The present disclosure relates generally to signal monitoring systems, and more particularly, to a signal monitoring system utilized to monitor strain applied to a composite component.
Composite materials are used in engineering applications for a wide range of structural components. Composite materials have advantages over structures fabricated from other materials such as, but not limited to, a superior weight-to-strength ratio, convenient fabrication for complex shapes and the ability to vary material properties to suit specific applications. Some composite materials, however, may have disadvantages associated with repair costs and/or degradation of strength, based on over-exposure to heat, humidity, and ultra-violet environments. Because of such disadvantages, structures such as vehicles may use an integrated structural health monitoring (SHM) system to monitor the composite components in some applications.
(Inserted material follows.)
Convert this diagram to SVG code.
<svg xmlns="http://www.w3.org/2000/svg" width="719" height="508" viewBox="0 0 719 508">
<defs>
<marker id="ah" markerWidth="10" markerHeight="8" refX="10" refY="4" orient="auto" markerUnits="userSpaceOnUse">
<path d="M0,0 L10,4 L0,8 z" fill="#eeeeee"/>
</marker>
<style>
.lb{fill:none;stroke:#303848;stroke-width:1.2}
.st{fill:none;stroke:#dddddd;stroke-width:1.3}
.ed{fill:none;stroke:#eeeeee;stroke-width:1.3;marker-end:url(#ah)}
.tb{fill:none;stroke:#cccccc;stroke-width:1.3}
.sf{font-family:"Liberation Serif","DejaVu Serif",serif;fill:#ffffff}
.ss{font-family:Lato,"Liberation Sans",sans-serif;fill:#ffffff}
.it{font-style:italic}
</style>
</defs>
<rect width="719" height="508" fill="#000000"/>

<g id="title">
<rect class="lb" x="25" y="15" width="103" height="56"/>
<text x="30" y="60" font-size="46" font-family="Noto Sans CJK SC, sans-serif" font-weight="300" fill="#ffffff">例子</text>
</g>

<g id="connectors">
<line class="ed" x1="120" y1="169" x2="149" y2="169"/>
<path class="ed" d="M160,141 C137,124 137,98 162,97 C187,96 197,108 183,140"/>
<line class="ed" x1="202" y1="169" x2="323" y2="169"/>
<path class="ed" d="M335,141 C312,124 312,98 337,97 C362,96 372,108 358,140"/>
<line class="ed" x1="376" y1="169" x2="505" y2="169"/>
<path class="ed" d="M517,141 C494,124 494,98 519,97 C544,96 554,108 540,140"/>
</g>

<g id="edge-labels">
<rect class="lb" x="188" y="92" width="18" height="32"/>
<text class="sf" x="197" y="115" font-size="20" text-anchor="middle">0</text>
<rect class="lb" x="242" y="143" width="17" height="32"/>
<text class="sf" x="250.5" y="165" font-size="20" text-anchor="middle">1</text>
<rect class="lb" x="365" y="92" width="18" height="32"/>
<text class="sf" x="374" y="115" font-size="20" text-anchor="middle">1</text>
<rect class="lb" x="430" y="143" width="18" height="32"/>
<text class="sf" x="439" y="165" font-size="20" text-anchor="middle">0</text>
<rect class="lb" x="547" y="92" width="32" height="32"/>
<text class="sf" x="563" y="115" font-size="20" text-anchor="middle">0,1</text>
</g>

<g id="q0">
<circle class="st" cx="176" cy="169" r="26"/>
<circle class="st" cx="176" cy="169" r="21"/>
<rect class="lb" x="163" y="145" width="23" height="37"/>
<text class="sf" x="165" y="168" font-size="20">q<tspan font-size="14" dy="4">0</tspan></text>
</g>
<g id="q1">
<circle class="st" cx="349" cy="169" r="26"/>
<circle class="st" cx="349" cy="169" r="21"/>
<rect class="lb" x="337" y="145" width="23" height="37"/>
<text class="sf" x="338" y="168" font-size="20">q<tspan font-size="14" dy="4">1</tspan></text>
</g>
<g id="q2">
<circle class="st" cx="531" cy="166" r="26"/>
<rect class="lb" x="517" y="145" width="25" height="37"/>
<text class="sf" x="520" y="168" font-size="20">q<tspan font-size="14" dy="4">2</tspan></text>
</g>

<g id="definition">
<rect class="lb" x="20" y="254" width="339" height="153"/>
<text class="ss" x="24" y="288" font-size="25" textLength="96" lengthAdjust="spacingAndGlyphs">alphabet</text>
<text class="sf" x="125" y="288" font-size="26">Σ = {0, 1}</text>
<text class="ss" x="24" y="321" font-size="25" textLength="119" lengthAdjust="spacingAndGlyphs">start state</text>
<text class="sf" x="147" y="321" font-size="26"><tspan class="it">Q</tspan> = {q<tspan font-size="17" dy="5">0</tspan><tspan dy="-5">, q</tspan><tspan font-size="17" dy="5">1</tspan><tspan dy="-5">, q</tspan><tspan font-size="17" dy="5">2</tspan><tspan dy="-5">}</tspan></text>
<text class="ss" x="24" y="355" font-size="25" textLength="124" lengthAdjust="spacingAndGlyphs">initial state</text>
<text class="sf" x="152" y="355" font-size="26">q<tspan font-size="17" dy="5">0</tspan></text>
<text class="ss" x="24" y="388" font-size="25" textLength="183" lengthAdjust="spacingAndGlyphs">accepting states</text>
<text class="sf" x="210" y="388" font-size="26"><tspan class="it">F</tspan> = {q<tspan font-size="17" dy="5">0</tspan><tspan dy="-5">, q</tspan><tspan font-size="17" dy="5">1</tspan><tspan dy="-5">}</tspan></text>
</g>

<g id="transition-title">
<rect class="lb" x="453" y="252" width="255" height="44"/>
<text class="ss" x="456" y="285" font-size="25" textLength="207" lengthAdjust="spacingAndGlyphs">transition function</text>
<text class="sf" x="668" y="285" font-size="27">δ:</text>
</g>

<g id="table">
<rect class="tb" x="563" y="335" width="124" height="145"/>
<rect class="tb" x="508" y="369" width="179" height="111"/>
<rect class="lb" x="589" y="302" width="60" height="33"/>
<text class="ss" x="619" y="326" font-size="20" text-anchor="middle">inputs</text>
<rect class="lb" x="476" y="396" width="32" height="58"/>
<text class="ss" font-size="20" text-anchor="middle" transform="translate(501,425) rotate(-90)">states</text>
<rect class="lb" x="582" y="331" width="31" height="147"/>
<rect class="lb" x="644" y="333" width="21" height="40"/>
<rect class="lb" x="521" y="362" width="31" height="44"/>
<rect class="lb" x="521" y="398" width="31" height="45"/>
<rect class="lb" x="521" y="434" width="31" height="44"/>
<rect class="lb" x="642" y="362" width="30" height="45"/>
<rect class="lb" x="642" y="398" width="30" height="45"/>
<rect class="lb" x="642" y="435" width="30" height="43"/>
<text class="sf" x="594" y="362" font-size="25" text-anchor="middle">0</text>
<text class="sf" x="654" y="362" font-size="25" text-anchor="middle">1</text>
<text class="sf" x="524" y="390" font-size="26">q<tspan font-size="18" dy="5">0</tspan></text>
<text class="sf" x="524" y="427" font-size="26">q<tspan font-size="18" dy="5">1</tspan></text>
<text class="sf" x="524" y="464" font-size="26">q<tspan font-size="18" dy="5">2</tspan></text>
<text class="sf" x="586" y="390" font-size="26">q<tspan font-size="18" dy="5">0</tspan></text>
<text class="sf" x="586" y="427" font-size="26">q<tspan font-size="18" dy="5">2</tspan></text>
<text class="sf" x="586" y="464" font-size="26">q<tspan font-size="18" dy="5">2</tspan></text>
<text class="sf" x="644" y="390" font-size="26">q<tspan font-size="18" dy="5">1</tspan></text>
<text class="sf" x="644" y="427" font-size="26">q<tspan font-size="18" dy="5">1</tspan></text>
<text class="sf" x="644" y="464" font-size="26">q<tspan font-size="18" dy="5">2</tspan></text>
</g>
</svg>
Some SHM systems may identify failure modes of composite materials due to, for example, loads applied to the composite component. Conventional monitoring systems may use embedded sensors within the composite component to monitor the strain induced in the composite component. Some embedded sensors include strain gauges and displacement transducers. The spectral response for such embedded sensors, however, can be adversely affected by multi-axial loading conditions, by the fiber orientation, and by the type of load applied to the composite component. Moreover, some sensors embedded between non-parallel fiber layers may create significant distortions in the spectral response when subjected to torque.
Some current systems that use embedded sensors to detect strain may use an optical spectrum analyzer (OSA) to interpret the reflected light spectrum from the sensors. However, some OSA devices are expensive and may not be sufficiently robust to be embedded in the dynamic components of machinery. Moreover, other factors, such as micro-bending due to laminate configurations within the composite component, may cause significant distortions on the reflected spectrum of the sensor. Because of the distortions of the reflected spectrum, determining strain with an OSA from the reflected spectrum may be difficult. Moreover, the processing required by the OSA to interpret the reflected spectrum can be processor intensive.
Damage of the composite component can be difficult to categorize. The reflected spectrum from the embedded sensors, as measured by the OSA device, can be used to determine strain and/or damage and may be a function of subjective personal judgment based on historical data from various loading experiments and related stress field mapping techniques. In at least some known processes, the strain may be simply calculated using the location of the maximum peak of the reflected spectrum of the embedded sensor. However, such a calculation approach may not be indicative of the actual damage within the composite component.